Extract all of the entries and give them again, word for word.

_____

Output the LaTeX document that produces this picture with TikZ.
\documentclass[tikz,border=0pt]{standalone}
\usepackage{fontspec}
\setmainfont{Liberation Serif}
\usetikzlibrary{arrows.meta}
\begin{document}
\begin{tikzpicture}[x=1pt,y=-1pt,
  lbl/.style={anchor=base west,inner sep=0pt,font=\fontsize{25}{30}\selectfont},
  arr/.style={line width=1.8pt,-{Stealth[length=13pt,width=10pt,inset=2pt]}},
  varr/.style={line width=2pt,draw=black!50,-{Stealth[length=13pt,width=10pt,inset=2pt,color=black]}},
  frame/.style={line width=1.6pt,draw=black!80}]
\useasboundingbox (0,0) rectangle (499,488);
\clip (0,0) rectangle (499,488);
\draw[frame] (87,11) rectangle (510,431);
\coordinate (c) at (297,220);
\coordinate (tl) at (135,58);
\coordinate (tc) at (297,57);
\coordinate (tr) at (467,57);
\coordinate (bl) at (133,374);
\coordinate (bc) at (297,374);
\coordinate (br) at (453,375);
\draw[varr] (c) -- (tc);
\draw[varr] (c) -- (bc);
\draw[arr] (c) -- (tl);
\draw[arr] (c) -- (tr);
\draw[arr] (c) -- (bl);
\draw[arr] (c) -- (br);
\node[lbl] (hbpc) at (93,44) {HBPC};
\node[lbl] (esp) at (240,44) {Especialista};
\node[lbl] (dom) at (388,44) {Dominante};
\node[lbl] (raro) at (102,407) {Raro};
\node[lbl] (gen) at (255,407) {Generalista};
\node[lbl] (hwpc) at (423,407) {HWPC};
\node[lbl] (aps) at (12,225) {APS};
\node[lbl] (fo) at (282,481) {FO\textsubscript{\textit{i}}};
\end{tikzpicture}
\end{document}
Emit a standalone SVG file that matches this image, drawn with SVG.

_____

FULL OUTPUT:
Output the LaTeX document that produces this picture with TikZ.
\documentclass[tikz,border=0pt]{standalone}
\usepackage{fontspec}
\setmainfont{Liberation Serif}
\usetikzlibrary{arrows.meta}
\begin{document}
\begin{tikzpicture}[x=1pt,y=-1pt,
  lbl/.style={anchor=base west,inner sep=0pt,font=\fontsize{25}{30}\selectfont},
  arr/.style={line width=1.8pt,-{Stealth[length=13pt,width=10pt,inset=2pt]}},
  varr/.style={line width=2pt,draw=black!50,-{Stealth[length=13pt,width=10pt,inset=2pt,color=black]}},
  frame/.style={line width=1.6pt,draw=black!80}]
\useasboundingbox (0,0) rectangle (499,488);
\clip (0,0) rectangle (499,488);
\draw[frame] (87,11) rectangle (510,431);
\coordinate (c) at (297,220);
\coordinate (tl) at (135,58);
\coordinate (tc) at (297,57);
\coordinate (tr) at (467,57);
\coordinate (bl) at (133,374);
\coordinate (bc) at (297,374);
\coordinate (br) at (453,375);
\draw[varr] (c) -- (tc);
\draw[varr] (c) -- (bc);
\draw[arr] (c) -- (tl);
\draw[arr] (c) -- (tr);
\draw[arr] (c) -- (bl);
\draw[arr] (c) -- (br);
\node[lbl] (hbpc) at (93,44) {HBPC};
\node[lbl] (esp) at (240,44) {Especialista};
\node[lbl] (dom) at (388,44) {Dominante};
\node[lbl] (raro) at (102,407) {Raro};
\node[lbl] (gen) at (255,407) {Generalista};
\node[lbl] (hwpc) at (423,407) {HWPC};
\node[lbl] (aps) at (12,225) {APS};
\node[lbl] (fo) at (282,481) {FO\textsubscript{\textit{i}}};
\end{tikzpicture}
\end{document}
Emit a standalone SVG file that matches this image, drawn with SVG.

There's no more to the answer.